Edited 2009-11-10 01:02 UTC
Intel and AMD will come out with CPU integrated GPUs so nvidia should have an “alliance” with the GPU vendor which won’t: ARM.
I guess they already noticed that the desktop PC market is shrinking so they made their choice already and they will start to produce GPUs for mobile computers, handheld devices, nettops, netbooks etc. This is a growing market despite the financial crisis.
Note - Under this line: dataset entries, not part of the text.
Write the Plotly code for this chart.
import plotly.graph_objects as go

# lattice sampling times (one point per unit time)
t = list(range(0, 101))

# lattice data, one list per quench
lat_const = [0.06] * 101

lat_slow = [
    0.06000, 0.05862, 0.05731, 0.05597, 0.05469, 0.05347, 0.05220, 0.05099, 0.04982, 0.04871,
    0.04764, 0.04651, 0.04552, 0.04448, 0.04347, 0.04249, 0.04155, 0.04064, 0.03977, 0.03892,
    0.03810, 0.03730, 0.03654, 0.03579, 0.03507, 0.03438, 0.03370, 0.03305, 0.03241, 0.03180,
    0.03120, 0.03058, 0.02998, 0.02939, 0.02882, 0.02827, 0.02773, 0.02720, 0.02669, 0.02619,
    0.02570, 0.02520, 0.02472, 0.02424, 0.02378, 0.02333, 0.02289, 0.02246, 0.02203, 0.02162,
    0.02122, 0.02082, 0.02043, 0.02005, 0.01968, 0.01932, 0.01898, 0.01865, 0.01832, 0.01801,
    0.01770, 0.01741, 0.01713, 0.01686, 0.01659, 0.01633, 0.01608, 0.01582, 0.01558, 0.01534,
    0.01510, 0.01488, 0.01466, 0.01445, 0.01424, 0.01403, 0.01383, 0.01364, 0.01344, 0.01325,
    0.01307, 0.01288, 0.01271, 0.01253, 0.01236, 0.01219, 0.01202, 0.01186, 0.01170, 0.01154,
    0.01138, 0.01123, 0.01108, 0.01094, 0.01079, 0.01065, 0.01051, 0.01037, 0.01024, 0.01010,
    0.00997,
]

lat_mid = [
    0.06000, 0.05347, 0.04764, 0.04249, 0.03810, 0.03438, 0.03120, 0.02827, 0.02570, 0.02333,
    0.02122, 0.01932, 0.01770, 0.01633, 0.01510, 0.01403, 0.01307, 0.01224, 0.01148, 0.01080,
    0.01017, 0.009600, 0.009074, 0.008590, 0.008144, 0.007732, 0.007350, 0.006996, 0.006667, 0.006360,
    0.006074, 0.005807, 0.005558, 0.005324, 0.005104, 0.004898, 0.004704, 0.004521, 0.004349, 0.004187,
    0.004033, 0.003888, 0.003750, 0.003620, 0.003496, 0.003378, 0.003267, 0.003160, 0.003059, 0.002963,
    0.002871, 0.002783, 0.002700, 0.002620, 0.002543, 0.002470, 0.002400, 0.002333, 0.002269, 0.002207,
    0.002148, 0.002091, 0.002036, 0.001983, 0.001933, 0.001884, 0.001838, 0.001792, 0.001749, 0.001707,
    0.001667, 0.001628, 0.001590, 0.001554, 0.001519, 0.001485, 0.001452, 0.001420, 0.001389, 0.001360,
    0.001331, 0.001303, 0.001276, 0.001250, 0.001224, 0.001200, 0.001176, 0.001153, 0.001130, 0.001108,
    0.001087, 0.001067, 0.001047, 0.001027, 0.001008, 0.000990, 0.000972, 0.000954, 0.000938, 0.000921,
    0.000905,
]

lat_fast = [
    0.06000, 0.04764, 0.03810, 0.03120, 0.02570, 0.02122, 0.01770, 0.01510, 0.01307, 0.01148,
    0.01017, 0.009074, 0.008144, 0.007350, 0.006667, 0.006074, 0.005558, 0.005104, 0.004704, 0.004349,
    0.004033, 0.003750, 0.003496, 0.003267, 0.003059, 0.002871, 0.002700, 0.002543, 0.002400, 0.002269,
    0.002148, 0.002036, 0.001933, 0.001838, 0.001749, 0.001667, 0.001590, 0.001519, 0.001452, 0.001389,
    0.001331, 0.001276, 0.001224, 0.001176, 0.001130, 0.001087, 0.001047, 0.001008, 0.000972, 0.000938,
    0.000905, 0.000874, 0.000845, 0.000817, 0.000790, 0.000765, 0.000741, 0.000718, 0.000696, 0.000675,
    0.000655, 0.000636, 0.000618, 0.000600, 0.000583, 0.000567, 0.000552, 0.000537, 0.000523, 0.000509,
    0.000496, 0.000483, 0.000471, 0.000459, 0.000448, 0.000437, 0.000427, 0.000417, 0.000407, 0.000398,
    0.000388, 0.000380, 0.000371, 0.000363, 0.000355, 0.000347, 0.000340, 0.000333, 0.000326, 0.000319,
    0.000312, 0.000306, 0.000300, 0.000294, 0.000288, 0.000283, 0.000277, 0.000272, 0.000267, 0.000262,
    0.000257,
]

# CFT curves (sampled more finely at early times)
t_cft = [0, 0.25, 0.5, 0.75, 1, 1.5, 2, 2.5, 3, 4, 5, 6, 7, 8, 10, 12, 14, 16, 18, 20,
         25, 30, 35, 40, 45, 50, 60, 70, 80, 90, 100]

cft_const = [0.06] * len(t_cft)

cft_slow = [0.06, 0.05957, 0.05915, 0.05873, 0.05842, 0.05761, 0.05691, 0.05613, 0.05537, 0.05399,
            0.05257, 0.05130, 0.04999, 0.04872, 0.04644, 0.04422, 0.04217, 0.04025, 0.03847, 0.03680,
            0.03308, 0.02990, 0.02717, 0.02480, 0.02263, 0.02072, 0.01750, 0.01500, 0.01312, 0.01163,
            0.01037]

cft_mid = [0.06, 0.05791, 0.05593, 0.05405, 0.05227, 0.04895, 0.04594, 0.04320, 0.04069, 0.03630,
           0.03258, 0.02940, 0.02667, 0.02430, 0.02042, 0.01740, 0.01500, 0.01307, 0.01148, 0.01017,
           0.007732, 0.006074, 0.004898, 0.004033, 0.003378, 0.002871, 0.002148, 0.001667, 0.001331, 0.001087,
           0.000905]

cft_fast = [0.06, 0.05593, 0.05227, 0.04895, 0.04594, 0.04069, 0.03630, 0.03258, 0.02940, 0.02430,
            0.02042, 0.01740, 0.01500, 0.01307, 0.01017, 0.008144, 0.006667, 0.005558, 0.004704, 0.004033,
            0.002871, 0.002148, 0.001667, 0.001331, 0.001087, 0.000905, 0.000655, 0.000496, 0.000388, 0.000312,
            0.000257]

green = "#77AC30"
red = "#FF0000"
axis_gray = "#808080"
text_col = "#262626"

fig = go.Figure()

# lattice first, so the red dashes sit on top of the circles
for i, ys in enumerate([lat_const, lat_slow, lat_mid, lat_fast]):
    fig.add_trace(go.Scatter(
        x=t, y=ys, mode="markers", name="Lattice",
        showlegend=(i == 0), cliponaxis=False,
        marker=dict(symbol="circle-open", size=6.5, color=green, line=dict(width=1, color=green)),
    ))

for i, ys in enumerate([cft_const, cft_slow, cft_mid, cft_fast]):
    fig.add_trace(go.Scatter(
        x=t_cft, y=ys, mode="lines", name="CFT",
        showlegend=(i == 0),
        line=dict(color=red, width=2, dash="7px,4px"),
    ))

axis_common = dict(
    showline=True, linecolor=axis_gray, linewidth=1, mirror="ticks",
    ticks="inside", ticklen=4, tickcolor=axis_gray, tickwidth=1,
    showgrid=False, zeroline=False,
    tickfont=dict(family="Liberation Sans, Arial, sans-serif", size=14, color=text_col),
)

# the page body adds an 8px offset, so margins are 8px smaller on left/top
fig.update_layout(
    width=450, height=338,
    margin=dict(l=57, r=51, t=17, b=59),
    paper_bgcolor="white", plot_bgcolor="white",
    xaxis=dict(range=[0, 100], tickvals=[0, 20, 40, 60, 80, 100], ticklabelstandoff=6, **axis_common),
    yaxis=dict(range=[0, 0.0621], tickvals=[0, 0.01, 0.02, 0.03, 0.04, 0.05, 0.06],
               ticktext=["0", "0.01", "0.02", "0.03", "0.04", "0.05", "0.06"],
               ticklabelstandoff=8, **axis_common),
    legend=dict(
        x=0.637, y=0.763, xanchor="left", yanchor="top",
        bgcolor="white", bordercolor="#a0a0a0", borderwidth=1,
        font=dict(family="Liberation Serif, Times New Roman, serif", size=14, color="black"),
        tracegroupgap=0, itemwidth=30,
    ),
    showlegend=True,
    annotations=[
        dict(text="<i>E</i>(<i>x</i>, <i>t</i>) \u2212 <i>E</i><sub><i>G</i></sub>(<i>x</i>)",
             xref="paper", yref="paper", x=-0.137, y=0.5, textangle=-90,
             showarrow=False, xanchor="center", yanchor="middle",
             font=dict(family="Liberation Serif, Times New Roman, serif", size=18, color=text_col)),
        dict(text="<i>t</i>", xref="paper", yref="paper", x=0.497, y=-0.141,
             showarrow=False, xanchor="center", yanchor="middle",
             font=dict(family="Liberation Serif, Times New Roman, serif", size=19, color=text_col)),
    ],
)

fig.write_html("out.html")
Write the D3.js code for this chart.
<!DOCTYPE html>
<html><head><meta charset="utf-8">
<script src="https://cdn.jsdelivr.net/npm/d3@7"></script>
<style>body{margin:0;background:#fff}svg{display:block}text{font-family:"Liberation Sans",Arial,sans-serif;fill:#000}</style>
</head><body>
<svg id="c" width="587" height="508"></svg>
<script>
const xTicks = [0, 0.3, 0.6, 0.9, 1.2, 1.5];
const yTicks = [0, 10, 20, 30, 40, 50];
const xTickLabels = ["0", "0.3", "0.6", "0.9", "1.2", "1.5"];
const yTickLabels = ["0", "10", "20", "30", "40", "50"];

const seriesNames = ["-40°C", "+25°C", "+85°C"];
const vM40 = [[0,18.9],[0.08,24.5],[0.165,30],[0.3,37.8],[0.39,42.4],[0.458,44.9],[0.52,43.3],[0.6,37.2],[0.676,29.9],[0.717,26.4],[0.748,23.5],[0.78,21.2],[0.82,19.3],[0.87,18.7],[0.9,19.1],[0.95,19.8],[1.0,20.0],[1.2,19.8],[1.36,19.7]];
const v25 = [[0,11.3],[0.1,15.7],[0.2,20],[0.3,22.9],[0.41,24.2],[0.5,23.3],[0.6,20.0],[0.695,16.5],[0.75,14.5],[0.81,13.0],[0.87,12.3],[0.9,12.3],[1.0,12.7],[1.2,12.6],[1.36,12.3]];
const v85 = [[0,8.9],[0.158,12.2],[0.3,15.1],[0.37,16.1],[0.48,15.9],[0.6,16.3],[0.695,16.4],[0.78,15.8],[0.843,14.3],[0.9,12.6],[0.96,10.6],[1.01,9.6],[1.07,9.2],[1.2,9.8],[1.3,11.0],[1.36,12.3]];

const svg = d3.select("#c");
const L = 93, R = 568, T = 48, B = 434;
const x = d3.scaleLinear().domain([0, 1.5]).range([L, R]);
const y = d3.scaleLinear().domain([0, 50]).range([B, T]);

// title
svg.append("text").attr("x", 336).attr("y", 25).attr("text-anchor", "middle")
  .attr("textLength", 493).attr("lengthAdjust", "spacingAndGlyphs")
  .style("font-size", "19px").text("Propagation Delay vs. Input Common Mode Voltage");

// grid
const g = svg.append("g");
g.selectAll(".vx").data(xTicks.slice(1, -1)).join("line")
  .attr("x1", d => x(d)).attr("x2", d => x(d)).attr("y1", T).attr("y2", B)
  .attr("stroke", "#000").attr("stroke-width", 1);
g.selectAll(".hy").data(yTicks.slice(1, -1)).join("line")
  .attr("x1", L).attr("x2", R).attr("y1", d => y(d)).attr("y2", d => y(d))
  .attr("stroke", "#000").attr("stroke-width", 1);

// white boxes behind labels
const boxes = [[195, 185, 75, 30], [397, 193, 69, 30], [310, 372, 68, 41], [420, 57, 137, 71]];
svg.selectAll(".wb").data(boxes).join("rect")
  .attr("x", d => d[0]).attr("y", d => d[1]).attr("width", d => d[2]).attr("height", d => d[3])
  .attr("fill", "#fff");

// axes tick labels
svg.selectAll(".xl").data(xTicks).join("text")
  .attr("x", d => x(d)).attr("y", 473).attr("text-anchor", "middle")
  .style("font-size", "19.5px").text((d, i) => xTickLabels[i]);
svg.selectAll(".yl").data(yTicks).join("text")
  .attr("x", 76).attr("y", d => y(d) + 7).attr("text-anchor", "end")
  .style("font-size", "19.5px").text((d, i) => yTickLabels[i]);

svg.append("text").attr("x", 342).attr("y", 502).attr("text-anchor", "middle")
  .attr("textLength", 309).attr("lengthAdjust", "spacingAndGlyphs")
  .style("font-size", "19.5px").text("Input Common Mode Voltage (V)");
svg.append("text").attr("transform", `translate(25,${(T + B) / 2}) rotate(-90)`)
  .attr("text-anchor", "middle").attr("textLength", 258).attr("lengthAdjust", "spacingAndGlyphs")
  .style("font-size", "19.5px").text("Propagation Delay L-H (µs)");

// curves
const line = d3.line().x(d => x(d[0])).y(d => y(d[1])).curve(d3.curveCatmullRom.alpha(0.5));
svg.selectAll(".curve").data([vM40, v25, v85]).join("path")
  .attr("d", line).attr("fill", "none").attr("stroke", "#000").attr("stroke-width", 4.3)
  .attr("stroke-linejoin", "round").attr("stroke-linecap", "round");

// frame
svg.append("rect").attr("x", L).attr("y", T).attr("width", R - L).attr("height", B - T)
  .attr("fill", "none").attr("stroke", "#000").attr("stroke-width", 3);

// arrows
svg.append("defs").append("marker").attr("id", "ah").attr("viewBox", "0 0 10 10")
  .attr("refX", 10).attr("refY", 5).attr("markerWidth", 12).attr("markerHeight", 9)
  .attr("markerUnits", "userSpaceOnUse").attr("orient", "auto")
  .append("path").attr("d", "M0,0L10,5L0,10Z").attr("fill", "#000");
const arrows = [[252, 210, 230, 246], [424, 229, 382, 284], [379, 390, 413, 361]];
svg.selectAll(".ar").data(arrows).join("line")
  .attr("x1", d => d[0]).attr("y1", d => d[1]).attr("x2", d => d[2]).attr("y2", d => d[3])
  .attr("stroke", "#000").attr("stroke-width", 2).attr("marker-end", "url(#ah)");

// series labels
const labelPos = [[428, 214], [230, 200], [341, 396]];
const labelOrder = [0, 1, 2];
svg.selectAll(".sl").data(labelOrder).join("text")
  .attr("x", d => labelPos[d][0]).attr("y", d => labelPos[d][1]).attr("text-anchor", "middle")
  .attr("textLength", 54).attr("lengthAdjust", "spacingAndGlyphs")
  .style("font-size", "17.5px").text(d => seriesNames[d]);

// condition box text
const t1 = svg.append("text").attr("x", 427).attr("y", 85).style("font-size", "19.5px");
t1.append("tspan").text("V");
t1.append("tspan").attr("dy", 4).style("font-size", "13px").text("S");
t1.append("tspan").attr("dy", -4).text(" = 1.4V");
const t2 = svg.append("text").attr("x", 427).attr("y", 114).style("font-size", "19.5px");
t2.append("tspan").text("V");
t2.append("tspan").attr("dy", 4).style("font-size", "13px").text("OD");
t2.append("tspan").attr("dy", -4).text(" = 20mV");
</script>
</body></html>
And this is what the guy said.
Actually NVidia got their priorities right, the big market is nowadays handhelds and telephones we speak in volumes of billions of sold devices there, even ARM which just wants a few cents per phone earns a fortune (I dont see Intel with their much higher costs and energy consumption going anywhere there).
NVidia has its own ace card in this area the Tegra chipset, it stomps literally all existing graphics chipsets for handhelds. I a years time we will see telephones which can do full hd output thanks to it.
NVidia themselves say that they expect that Tegra will be their long run cash cow, and the indicators are very good, while Intel still does not get it, they recently licensed the PowerVR based qualcom core to get something in this area while their own chipsets still smell like ***** . Heck even Nintendo is jumping onto Tegra for their next handheld. We have yet to see the Tegra phones but that is only because NVidia is still working on the drivers for WinCE and Android and phone makers usually need about 6-12 months time to integrate a new chipset into their designs.
(Things are slower than on the PC side with its plug and pray system)
Are they even allowed to enter the market? I thought Intel licensed the x86 to AMD and Cyrix only?